Exercise description = Give only the number of lines that include the string "this".
--
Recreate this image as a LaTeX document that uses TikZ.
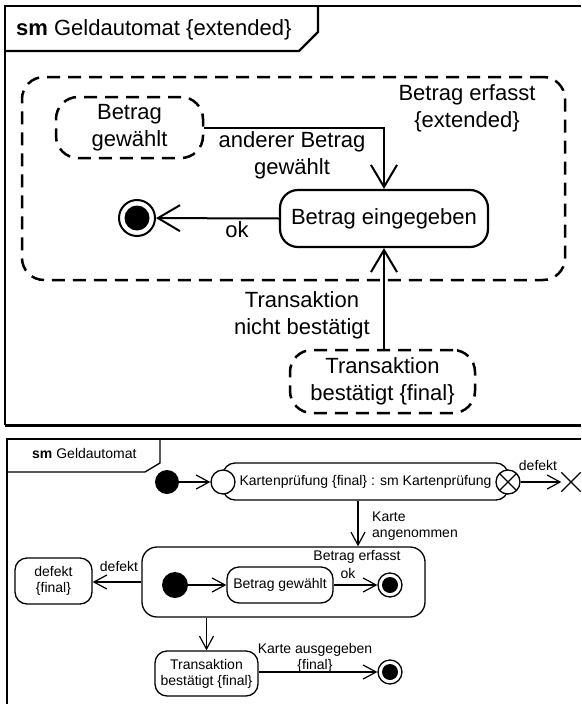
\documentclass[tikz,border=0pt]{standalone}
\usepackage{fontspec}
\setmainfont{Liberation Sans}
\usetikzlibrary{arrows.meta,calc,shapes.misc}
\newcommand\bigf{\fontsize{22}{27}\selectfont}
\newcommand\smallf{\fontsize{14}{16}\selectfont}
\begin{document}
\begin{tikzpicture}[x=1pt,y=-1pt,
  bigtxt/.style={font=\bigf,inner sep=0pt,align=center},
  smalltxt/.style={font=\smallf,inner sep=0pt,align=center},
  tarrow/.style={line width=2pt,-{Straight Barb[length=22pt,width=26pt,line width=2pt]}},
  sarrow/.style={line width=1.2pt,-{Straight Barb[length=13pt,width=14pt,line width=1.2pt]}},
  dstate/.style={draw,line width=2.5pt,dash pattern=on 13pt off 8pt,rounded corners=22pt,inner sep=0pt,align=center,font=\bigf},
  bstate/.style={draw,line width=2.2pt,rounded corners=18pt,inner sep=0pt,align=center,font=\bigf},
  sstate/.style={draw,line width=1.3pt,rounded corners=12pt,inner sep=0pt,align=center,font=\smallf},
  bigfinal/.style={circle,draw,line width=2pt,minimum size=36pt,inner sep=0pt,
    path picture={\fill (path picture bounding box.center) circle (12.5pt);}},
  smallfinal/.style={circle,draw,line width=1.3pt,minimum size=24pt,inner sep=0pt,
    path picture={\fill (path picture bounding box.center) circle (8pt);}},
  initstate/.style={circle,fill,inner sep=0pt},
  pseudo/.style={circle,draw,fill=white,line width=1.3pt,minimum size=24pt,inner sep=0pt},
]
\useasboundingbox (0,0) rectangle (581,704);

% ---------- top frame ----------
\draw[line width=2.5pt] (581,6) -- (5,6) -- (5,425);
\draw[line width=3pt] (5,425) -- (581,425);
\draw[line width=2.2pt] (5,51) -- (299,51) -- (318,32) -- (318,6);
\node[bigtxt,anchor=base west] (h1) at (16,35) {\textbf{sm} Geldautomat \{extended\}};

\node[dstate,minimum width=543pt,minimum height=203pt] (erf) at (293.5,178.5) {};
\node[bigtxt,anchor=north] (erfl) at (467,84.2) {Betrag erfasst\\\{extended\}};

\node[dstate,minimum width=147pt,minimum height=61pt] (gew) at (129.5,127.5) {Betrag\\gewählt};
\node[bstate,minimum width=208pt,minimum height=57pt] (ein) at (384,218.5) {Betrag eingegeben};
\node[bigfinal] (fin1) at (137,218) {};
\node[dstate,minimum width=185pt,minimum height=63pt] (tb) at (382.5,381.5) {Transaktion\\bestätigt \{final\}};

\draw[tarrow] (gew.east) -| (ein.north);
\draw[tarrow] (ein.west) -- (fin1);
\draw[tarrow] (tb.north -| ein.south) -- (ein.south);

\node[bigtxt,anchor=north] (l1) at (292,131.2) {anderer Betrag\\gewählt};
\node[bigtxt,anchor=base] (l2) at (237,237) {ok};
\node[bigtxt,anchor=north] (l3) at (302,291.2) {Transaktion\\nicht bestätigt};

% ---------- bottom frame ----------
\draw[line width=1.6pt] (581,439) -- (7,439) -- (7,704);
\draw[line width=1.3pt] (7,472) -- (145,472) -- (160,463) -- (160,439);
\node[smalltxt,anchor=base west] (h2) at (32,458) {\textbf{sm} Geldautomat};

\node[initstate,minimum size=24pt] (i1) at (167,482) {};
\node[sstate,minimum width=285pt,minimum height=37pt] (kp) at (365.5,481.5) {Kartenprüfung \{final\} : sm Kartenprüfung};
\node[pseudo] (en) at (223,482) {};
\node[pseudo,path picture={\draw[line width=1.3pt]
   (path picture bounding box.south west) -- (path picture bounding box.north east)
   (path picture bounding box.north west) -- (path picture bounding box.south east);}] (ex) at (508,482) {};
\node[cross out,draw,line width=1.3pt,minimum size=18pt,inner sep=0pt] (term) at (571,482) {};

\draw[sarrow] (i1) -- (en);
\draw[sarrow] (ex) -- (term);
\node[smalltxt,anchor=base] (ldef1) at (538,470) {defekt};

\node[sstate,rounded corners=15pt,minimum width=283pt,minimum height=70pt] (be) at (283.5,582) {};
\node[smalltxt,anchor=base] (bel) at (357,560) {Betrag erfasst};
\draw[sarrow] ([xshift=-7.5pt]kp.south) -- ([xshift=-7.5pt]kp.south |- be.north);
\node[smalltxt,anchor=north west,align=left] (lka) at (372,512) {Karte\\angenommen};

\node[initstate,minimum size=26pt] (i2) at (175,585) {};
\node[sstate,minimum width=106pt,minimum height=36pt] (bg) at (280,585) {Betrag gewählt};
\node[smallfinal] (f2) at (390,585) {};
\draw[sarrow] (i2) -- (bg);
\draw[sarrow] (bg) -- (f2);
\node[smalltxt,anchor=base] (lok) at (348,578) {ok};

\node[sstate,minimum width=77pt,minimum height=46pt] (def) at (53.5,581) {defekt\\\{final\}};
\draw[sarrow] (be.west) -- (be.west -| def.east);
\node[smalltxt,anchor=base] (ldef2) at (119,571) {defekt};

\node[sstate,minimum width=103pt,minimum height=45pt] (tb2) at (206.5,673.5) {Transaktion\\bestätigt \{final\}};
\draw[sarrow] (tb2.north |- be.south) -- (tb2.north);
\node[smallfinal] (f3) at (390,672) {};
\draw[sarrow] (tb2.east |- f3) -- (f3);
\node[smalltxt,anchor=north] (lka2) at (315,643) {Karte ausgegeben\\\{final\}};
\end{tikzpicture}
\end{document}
--
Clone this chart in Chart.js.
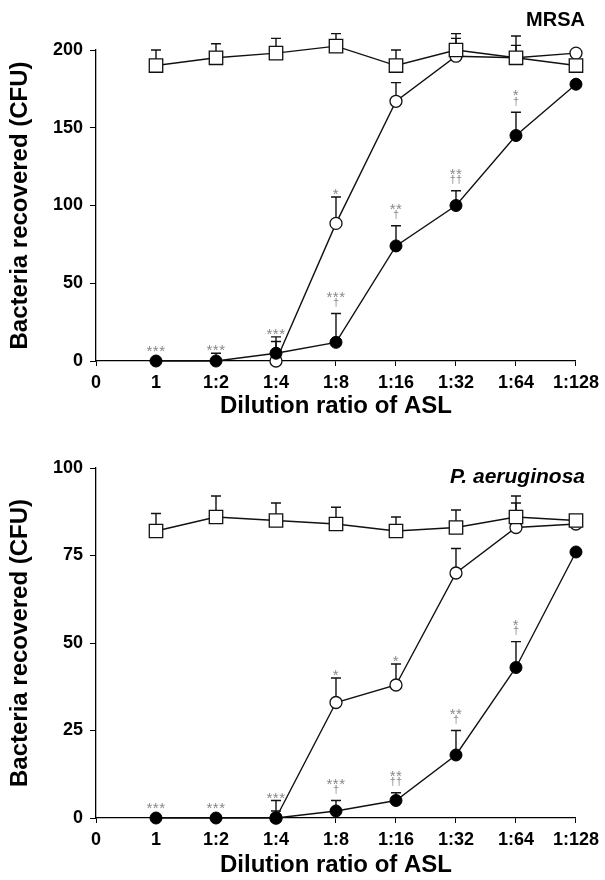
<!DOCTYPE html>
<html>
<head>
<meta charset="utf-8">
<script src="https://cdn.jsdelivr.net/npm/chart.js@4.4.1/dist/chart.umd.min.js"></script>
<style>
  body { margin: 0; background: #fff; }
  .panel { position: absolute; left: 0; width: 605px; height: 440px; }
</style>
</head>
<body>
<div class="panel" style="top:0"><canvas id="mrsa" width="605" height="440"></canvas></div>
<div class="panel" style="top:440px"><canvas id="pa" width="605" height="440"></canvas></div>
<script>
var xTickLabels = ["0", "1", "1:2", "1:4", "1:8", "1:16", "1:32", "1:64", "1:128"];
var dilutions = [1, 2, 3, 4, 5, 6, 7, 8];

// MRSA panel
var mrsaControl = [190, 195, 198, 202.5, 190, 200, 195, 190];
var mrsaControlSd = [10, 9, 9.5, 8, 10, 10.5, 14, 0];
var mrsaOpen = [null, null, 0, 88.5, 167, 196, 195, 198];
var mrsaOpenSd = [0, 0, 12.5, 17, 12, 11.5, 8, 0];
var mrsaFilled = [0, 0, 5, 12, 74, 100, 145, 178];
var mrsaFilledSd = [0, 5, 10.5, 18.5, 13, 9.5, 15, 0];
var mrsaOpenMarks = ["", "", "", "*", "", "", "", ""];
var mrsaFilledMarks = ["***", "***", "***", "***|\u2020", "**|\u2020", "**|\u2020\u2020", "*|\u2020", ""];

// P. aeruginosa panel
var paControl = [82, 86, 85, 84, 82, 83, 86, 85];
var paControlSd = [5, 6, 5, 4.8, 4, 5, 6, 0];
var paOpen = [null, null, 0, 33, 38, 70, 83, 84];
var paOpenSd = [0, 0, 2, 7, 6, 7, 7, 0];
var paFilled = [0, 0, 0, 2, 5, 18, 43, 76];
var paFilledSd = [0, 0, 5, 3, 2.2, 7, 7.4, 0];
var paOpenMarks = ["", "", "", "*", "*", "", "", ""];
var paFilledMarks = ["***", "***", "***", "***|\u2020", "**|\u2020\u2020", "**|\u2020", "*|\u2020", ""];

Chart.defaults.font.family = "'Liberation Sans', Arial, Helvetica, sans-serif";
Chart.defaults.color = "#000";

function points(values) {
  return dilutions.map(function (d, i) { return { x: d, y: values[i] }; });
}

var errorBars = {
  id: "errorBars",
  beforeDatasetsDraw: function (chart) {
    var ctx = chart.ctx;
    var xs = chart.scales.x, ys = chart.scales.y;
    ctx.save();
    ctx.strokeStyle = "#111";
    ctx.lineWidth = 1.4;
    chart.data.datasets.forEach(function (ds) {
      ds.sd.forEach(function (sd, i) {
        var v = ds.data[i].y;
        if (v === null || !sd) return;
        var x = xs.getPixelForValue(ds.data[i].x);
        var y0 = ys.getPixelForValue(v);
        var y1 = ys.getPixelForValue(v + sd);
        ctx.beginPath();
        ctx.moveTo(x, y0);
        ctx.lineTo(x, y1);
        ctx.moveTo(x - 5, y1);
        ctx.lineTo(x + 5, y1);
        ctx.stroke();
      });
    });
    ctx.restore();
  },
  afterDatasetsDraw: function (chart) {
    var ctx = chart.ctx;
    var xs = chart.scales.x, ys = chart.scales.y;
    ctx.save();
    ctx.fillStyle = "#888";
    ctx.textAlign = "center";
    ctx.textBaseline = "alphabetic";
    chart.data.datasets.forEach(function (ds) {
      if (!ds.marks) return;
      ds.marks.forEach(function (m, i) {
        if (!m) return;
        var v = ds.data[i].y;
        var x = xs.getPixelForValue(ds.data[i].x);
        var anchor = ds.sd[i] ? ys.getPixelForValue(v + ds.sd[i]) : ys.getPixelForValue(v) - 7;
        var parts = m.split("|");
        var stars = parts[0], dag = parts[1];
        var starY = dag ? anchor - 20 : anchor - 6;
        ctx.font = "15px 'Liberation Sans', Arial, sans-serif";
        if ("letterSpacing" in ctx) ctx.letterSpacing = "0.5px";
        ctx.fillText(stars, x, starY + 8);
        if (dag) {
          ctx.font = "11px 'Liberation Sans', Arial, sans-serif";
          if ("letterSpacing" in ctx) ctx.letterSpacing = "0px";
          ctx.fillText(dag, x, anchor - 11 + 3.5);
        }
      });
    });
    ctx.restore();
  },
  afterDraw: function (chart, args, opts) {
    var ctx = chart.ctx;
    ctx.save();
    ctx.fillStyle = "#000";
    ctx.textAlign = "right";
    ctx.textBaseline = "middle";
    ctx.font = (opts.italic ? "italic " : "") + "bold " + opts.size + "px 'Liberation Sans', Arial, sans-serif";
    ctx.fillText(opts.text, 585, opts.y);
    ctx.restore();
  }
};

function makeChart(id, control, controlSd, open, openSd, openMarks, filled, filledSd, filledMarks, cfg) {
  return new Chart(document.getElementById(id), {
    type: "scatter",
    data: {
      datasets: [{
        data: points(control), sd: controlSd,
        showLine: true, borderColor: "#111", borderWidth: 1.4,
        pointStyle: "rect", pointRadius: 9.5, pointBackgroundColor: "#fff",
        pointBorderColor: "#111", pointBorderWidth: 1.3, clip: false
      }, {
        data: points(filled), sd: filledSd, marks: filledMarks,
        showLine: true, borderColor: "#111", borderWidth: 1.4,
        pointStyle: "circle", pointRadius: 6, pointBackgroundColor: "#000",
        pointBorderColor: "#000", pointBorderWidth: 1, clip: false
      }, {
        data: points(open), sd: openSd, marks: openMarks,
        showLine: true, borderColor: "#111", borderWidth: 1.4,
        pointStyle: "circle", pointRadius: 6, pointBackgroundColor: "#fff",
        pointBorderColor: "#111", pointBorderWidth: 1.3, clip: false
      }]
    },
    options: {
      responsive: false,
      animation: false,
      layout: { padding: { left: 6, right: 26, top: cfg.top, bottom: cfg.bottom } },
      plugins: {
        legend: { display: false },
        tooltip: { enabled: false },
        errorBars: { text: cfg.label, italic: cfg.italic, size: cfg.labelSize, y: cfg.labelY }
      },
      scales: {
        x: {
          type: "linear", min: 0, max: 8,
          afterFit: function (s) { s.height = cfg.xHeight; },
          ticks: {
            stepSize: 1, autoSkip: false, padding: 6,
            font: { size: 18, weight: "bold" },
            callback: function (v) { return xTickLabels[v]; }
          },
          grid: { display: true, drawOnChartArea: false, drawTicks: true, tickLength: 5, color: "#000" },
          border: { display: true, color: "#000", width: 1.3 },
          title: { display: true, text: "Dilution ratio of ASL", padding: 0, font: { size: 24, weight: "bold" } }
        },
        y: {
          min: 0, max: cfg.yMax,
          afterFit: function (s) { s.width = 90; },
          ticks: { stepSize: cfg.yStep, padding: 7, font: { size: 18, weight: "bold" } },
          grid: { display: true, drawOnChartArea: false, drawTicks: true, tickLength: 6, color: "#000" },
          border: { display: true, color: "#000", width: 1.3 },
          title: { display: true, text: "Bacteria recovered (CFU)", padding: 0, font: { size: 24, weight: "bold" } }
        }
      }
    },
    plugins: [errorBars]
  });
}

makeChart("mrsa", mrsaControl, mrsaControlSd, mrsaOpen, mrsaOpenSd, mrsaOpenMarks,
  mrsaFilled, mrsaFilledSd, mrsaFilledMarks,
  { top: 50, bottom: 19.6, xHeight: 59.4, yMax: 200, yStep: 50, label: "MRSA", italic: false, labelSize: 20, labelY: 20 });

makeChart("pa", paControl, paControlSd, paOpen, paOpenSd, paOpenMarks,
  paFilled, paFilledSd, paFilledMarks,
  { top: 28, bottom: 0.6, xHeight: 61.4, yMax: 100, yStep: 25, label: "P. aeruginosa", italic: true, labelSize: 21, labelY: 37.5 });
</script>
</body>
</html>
--
Result below = 2